Hani, bir film sahnesinde komutan gece nöbetinde uyuyakalan askeri “Sen uyursan herkes ölür!” diye sertçe azarlar ya;

Elimdeki kitap da sayfalarının arasından bizlere “O kahraman askerler ve gözü pek millet savaşa katılmasıydı, bu vatan ölürdü!” diye sesleniyor sanki.

***

Romanda öne çıkan kahraman Ayşe Hanım’dır. Yunanlıların İzmir'i işgali sırasında eşini ve çocuğunu kaybedince İstanbul'a, akrabası Peyami'nin yanına gelir. Burada tanıştığı genç subaylar onun durumuna bakarak düşmanı yurttan kovma ve İzmir’i geri alma konusunda kılıçları üzerine ant içerler.

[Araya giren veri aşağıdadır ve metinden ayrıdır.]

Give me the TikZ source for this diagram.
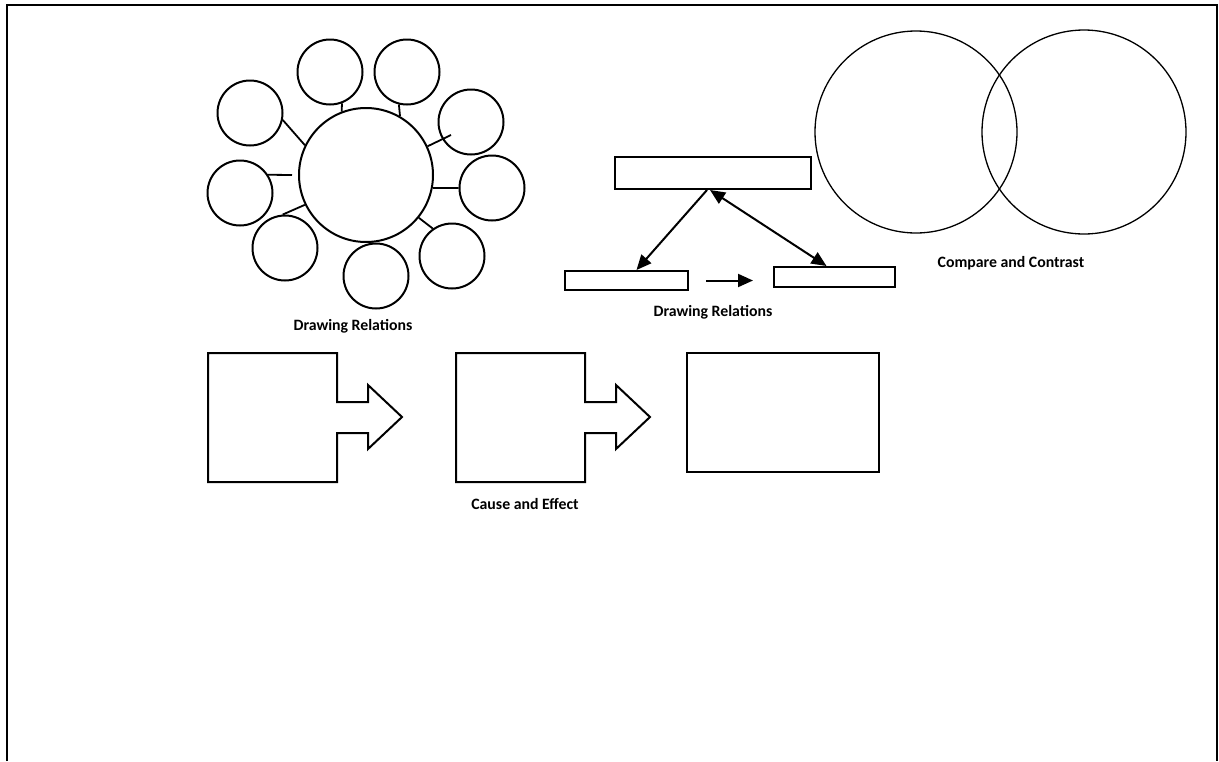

Bir süre sonra da Anadolu’ya geçip Milli Mücadeleye katılırlar.

Ayşe de Peyami, Binbaşı İhsan ve ağabeyi Cemal'le birlikte Anadolu’ya geçer. Kütahya ve Eskişehir Savaşları sonrası geri çekilen Türk ordusunun hazırlığında, yerel çetelerle mücadelesinde ve sonunda Sakarya Savaşı’nda yer alırlar. Bu arada hem Peyami, hem Binbaşı İhsan Ayşe’ye deli gibi âşık olmuştur.

Romanda yer alan her karakter kendine özgü sorunlarla mücadele ederken vatan için her türlü fedakârlığı yapmaktadır.  Hepsinin ortak bir amacı vardır; “kurtuluş”.

Sonunda hemen bütün kahramanlar şahadet şerbetini içerler. Yaralanıp iki bacağını kaybeden, hastane odasında yatarken yazdığı anılarıyla (bu kitapla) bizleri Milli Mücadelenin içine taşıyan (anlatıcı) Peyami de kafasındaki kurşunun çıkarılması için girdiği ameliyatta hayatını kaybeder.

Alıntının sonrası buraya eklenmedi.